Why Is Putin at War Again? Because He Keeps Winning.
Feb. 25, 2022
A Russian convoy headed toward Georgia in 2008.
A Russian convoy headed toward Georgia in 2008. Credit... Louisa Gouliamaki/Agence France-Presse — Getty Images
By Chris Miller
Mr. Miller is an assistant professor of international history at the Fletcher School at Tufts University and a co-director of the school’s Russia and Eurasia program. He has written extensively about Russia and is the author of “Putinomics.”
There is no world leader today with a better track record when it comes to using military power than President Vladimir V. Putin of Russia. Whether against Georgia in 2008, Ukraine in 2014 or in Syria since 2015, the Russian military has repeatedly converted battlefield successes into political victories. Russia’s rearmament over the past decade and a half has been unmatched by a comparable increase in Western capabilities. So it is no surprise why Russia feels emboldened to use its military power while the West stands by.
Russia’s past three wars are textbook examples of how to use military force in limited ways to achieve political goals. The invasion of Georgia in 2008 lasted five days but forced that country into humiliating political concessions. In Ukraine in 2014, regular Russian military units were deployed at scale for a few weeks, but this proved enough to force Kyiv to sign a painful peace deal. When Russia intervened in Syria in 2015, some Western analysts predicted a disaster along the lines of the Soviet invasion of Afghanistan, which began in 1979 and ended, after a decade of quagmire, in retreat. Instead, Syria’s civil war served as a testing ground for Russia’s most advanced weaponry.

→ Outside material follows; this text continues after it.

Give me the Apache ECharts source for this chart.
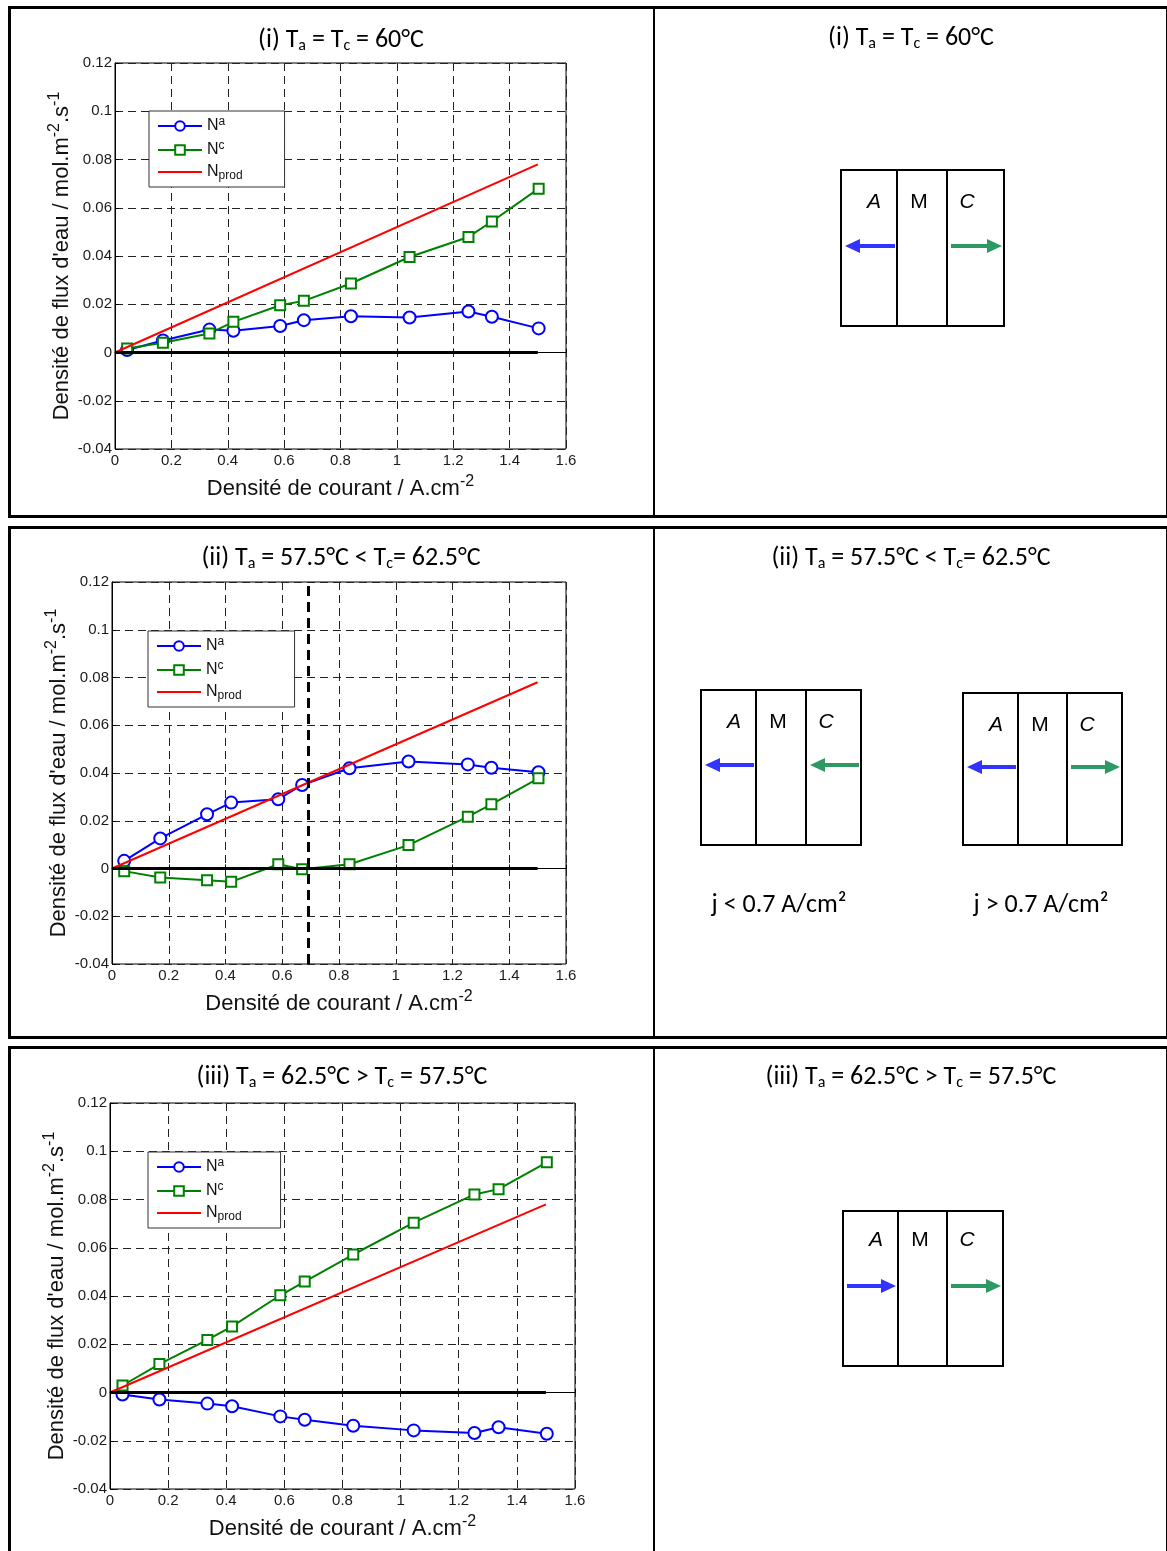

For the past decade, Americans have come to believe that Russia’s strength lies in hybrid tactics — cyberwarfare, misinformation campaigns, covert operations — and its ability to meddle in other countries’ domestic politics. Yet as we have searched for Russian phantoms behind every misinformed Facebook post, Russia has replaced the poorly equipped army it inherited from the Soviet Union with a modern fighting force, featuring everything from new missiles to advanced electronic warfare systems. Today the threat to Europe’s security is not hybrid warfare but hard power, visible in the cruise missiles that have struck across Ukraine.
“We are 50 percent-plus of global G.D.P.,” Jake Sullivan, President Biden’s national security adviser, argued recently, contrasting this to Russia’s unimpressive 3 percent share of the world’s economic output. However, economies don’t fight wars; militaries do. America’s economic power was tested when Mr. Biden threatened tough sanctions if Russia were to invade Ukraine; Mr. Putin did so anyway, betting that hard power would carry the day.
There’s still no doubt that America’s military has better trained troops and more capable systems in aggregate. However, what matters is not theoretical military matchups but the ability to use force for specific aims. Russia has developed precisely the capabilities needed to rebuild its influence in Eastern Europe. The United States, meanwhile, has watched its room for maneuver in the region steadily shrink, hemmed in by Russian antiaircraft systems and cyber- and electronic warfare threats.
Letting the military balance in Europe shift in Russia’s favor was a choice. The United States has itself partly to blame. Even after Russia’s first attacks on Ukraine in 2014, America’s reinforcements on the continent were only enough to slow the rate of improvement in Russia’s position. The Biden administration has presided over military spending cuts, after inflation is considered. America’s roughly $700 billion defense budget may look impressive, but Russia has the advantage of paying less for troops’ salaries and for domestically produced equipment. Adjusting for these differences, Russia’s defense budget has grown far more rapidly than America’s over the past two decades. European allies have even more to answer for: Germany and other European countries must wake up from the fantasy that peace is their birthright. They used to have serious fighting power. It is time to rebuild it.
It may be that, in trying to swallow all of Ukraine, Mr. Putin has finally overstepped. A long occupation of Ukraine would stretch Russia’s capabilities, especially because its military advantages will be less significant if the conflict shifts into Ukraine’s populous cities. However, we should not simply assume that Ukraine will become Mr. Putin’s Afghanistan or his Iraq because other leaders have made their own errors. Mr. Putin could simply choose to destroy Ukraine and leave the West to pick up the pieces. Such a dismembered, dysfunctional Ukraine could well suit his interests. Russia’s recent wars have been carefully calculated and limited in cost. There’s no guarantee that this conflict won’t be, too.
The U.S. strategy of making public intelligence about Russia’s military buildup around Ukraine was clever, but Mr. Putin has called our bluff. It was once popular to mock the Russian president for his 19th-century worldview, but his use of military power to bolster Russia’s influence has worked in the 21st century. The West’s assumption that the arc of history naturally bends in its direction is looking naïve. So, too, is the decision to let our military advantage slip. Soft power and economic influence are fine capabilities to have, but they cannot stop Russian armor as it rolls toward Kyiv.